Outgoing president Macky Sall also congratulated Faye, hailing "a victory for Senegalese democracy".

Faye's victory is the first instance that an opposition candidate won an election in the first round since Senegal's independence in 1960. Faye was officially inaugurated as president on 2 April.

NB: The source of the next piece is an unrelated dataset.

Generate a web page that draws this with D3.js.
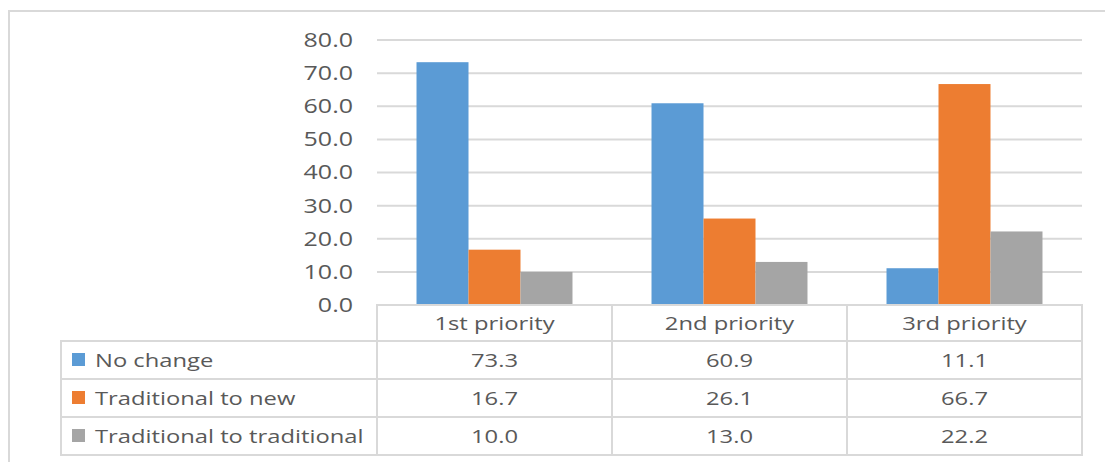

The annual Independence Day parade in Dakar on 4 April was cancelled, with authorities citing the uncertainty caused by the election campaign.

===International===
- African Union Commission President Moussa Faki Mahamat issued a statement saying that he "warmly congratulates" Faye on his victory and wished him "full success in his weighty and noble charge".
- Foreign ministry spokesperson Lin Jian congratulated Faye for his victory and welcomed working with the new government.
- President Emmanuel Macron congratulated Faye on his victory, stating that he looked forward to working with him.
- President Bola Tinubu congratulated Faye in a press statement. He remarked that this election, along with the 2023 Liberian general election, showed that democracy is well-rooted in West Africa. He also expressed his congratulations in his concurrent role as chairman of ECOWAS.
- President Paul Kagame congratulated Faye for his victory and praised the conduct of the election.
- President Cyril Ramaphosa congratulated Faye for his victory and praised Senegal for having a peaceful transition of power.
- President Adama Barrow praised the peaceful conduct of the election and said that he looked forward to working with Faye.
- President Joe Biden congratulated Faye in a press statement and said that the election was a victory for Senegal's democracy.

==Analysis==
The elections were one of five in Africa in 2024 resulted in a transfer of power to the opposition, the others being Botswana, Mauritius, Somaliland and Ghana. This was the most significant power transfer in a single electoral year in Africa since the rebirth of constitutional rule on the continent in the early 1990s.